* CHALLENGE *
Your task is to copy the listing exactly. Drop any pictures from the copy.

* RECORDED INFORMATION *

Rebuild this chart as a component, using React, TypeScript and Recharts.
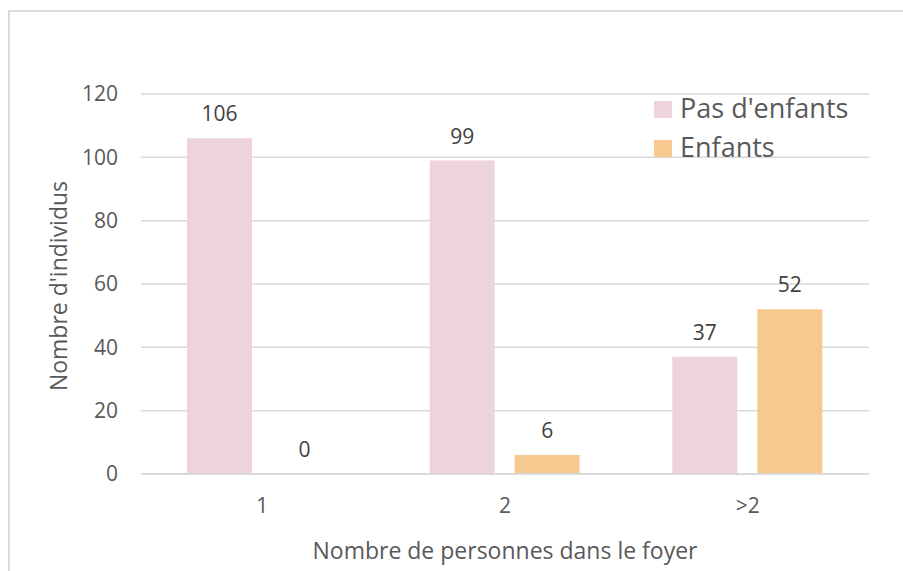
import React from "react";
import { BarChart, Bar, XAxis, YAxis, CartesianGrid, Legend, LabelList, Label } from "recharts";

const categories = ["1", "2", ">2"];
const pasEnfants = [106, 99, 37];
const enfants = [0, 6, 52];
const yTicks = [0, 20, 40, 60, 80, 100, 120];
const seriesNames = ["Pas d'enfants", "Enfants"];

const data = categories.map((c, i) => ({ foyer: c, pas: pasEnfants[i], enf: enfants[i] }));

const FONT = "'Open Sans', sans-serif";
const GREY = "#595959";

function LegendBox({ payload }: any) {
  // keep series order (recharts sorts the payload by name)
  const items = [...(payload || [])].sort(
    (a: any, b: any) => seriesNames.indexOf(a.value) - seriesNames.indexOf(b.value)
  );
  return (
    <div style={{ fontFamily: FONT, fontSize: 27, color: GREY }}>
      {items.map((p: any) => (
        <div key={p.value} style={{ display: "flex", alignItems: "flex-start", height: 39, lineHeight: "39px" }}>
          <span style={{ width: 18, height: 17, marginTop: 13, marginRight: 8, background: p.color, flex: "none" }} />
          <span style={{ whiteSpace: "nowrap" }}>{p.value}</span>
        </div>
      ))}
    </div>
  );
}

// value label drawn above the bar, also for a zero bar
function TopLabel(props: any) {
  const { x, y, width, value } = props;
  if (x == null || y == null) return null;
  return (
    <text x={x + width / 2} y={y - 17} textAnchor="middle" fill="#404040" fontSize={21} fontFamily={FONT}>
      {String(value)}
    </text>
  );
}

export default function App() {
  return (
    <div style={{ position: "absolute", left: 0, top: 0, width: 903, height: 571, overflow: "hidden", background: "#fff" }}>
      {/* chart frame, cut off at right and bottom like the reference */}
      <div
        style={{
          position: "absolute",
          left: 8,
          top: 10,
          width: 1000,
          height: 700,
          borderTop: "2px solid #dadada",
          borderLeft: "2px solid #dadada",
        }}
      />
      <div style={{ position: "absolute", left: 0, top: 0 }}>
        <BarChart
          width={903}
          height={571}
          data={data}
          margin={{ top: 94, right: 34, left: 81, bottom: 67 }}
          barSize={65}
          barGap={20}
          style={{ fontFamily: FONT }}
        >
          <CartesianGrid vertical={false} stroke="#d9d9d9" strokeWidth={1.5} />
          <XAxis
            dataKey="foyer"
            axisLine={{ stroke: "#d9d9d9", strokeWidth: 2 }}
            tickLine={false}
            tickMargin={18}
            tick={{ fill: GREY, fontSize: 21 }}
          >
            <Label
              value="Nombre de personnes dans le foyer"
              position="bottom"
              offset={39}
              fill={GREY}
              fontSize={23}
            />
          </XAxis>
          <YAxis
            width={60}
            domain={[0, 120]}
            ticks={yTicks}
            axisLine={false}
            tickLine={false}
            tickMargin={17}
            tick={{ fill: GREY, fontSize: 21 }}
          >
            <Label
              content={({ viewBox }: any) => {
                const cy = viewBox.y + viewBox.height / 2 + 2;
                return (
                  <text
                    x={67}
                    y={cy}
                    transform={`rotate(-90, 67, ${cy})`}
                    textAnchor="middle"
                    fill={GREY}
                    fontSize={23}
                    fontFamily={FONT}
                  >
                    Nombre d'individus
                  </text>
                );
              }}
            />
          </YAxis>
          <Legend
            layout="vertical"
            align="center"
            verticalAlign="middle"
            wrapperStyle={{ top: 88, left: 654, width: 240 }}
            content={<LegendBox />}
          />
          <Bar dataKey="pas" name="Pas d'enfants" fill="#edd3dc" isAnimationActive={false}>
            <LabelList dataKey="pas" content={<TopLabel />} />
          </Bar>
          {/* tiny minPointSize so the zero bar still gets its "0" label */}
          <Bar dataKey="enf" name="Enfants" fill="#f7c98e" minPointSize={0.01} isAnimationActive={false}>
            <LabelList dataKey="enf" content={<TopLabel />} />
          </Bar>
        </BarChart>
      </div>
    </div>
  );
}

* IN RESPONSE *
Rebuild this chart as a component, using React, TypeScript and Recharts.
import React from "react";
import { BarChart, Bar, XAxis, YAxis, CartesianGrid, Legend, LabelList, Label } from "recharts";

const categories = ["1", "2", ">2"];
const pasEnfants = [106, 99, 37];
const enfants = [0, 6, 52];
const yTicks = [0, 20, 40, 60, 80, 100, 120];
const seriesNames = ["Pas d'enfants", "Enfants"];

const data = categories.map((c, i) => ({ foyer: c, pas: pasEnfants[i], enf: enfants[i] }));

const FONT = "'Open Sans', sans-serif";
const GREY = "#595959";

function LegendBox({ payload }: any) {
  // keep series order (recharts sorts the payload by name)
  const items = [...(payload || [])].sort(
    (a: any, b: any) => seriesNames.indexOf(a.value) - seriesNames.indexOf(b.value)
  );
  return (
    <div style={{ fontFamily: FONT, fontSize: 27, color: GREY }}>
      {items.map((p: any) => (
        <div key={p.value} style={{ display: "flex", alignItems: "flex-start", height: 39, lineHeight: "39px" }}>
          <span style={{ width: 18, height: 17, marginTop: 13, marginRight: 8, background: p.color, flex: "none" }} />
          <span style={{ whiteSpace: "nowrap" }}>{p.value}</span>
        </div>
      ))}
    </div>
  );
}

// value label drawn above the bar, also for a zero bar
function TopLabel(props: any) {
  const { x, y, width, value } = props;
  if (x == null || y == null) return null;
  return (
    <text x={x + width / 2} y={y - 17} textAnchor="middle" fill="#404040" fontSize={21} fontFamily={FONT}>
      {String(value)}
    </text>
  );
}

export default function App() {
  return (
    <div style={{ position: "absolute", left: 0, top: 0, width: 903, height: 571, overflow: "hidden", background: "#fff" }}>
      {/* chart frame, cut off at right and bottom like the reference */}
      <div
        style={{
          position: "absolute",
          left: 8,
          top: 10,
          width: 1000,
          height: 700,
          borderTop: "2px solid #dadada",
          borderLeft: "2px solid #dadada",
        }}
      />
      <div style={{ position: "absolute", left: 0, top: 0 }}>
        <BarChart
          width={903}
          height={571}
          data={data}
          margin={{ top: 94, right: 34, left: 81, bottom: 67 }}
          barSize={65}
          barGap={20}
          style={{ fontFamily: FONT }}
        >
          <CartesianGrid vertical={false} stroke="#d9d9d9" strokeWidth={1.5} />
          <XAxis
            dataKey="foyer"
            axisLine={{ stroke: "#d9d9d9", strokeWidth: 2 }}
            tickLine={false}
            tickMargin={18}
            tick={{ fill: GREY, fontSize: 21 }}
          >
            <Label
              value="Nombre de personnes dans le foyer"
              position="bottom"
              offset={39}
              fill={GREY}
              fontSize={23}
            />
          </XAxis>
          <YAxis
            width={60}
            domain={[0, 120]}
            ticks={yTicks}
            axisLine={false}
            tickLine={false}
            tickMargin={17}
            tick={{ fill: GREY, fontSize: 21 }}
          >
            <Label
              content={({ viewBox }: any) => {
                const cy = viewBox.y + viewBox.height / 2 + 2;
                return (
                  <text
                    x={67}
                    y={cy}
                    transform={`rotate(-90, 67, ${cy})`}
                    textAnchor="middle"
                    fill={GREY}
                    fontSize={23}
                    fontFamily={FONT}
                  >
                    Nombre d'individus
                  </text>
                );
              }}
            />
          </YAxis>
          <Legend
            layout="vertical"
            align="center"
            verticalAlign="middle"
            wrapperStyle={{ top: 88, left: 654, width: 240 }}
            content={<LegendBox />}
          />
          <Bar dataKey="pas" name="Pas d'enfants" fill="#edd3dc" isAnimationActive={false}>
            <LabelList dataKey="pas" content={<TopLabel />} />
          </Bar>
          {/* tiny minPointSize so the zero bar still gets its "0" label */}
          <Bar dataKey="enf" name="Enfants" fill="#f7c98e" minPointSize={0.01} isAnimationActive={false}>
            <LabelList dataKey="enf" content={<TopLabel />} />
          </Bar>
        </BarChart>
      </div>
    </div>
  );
}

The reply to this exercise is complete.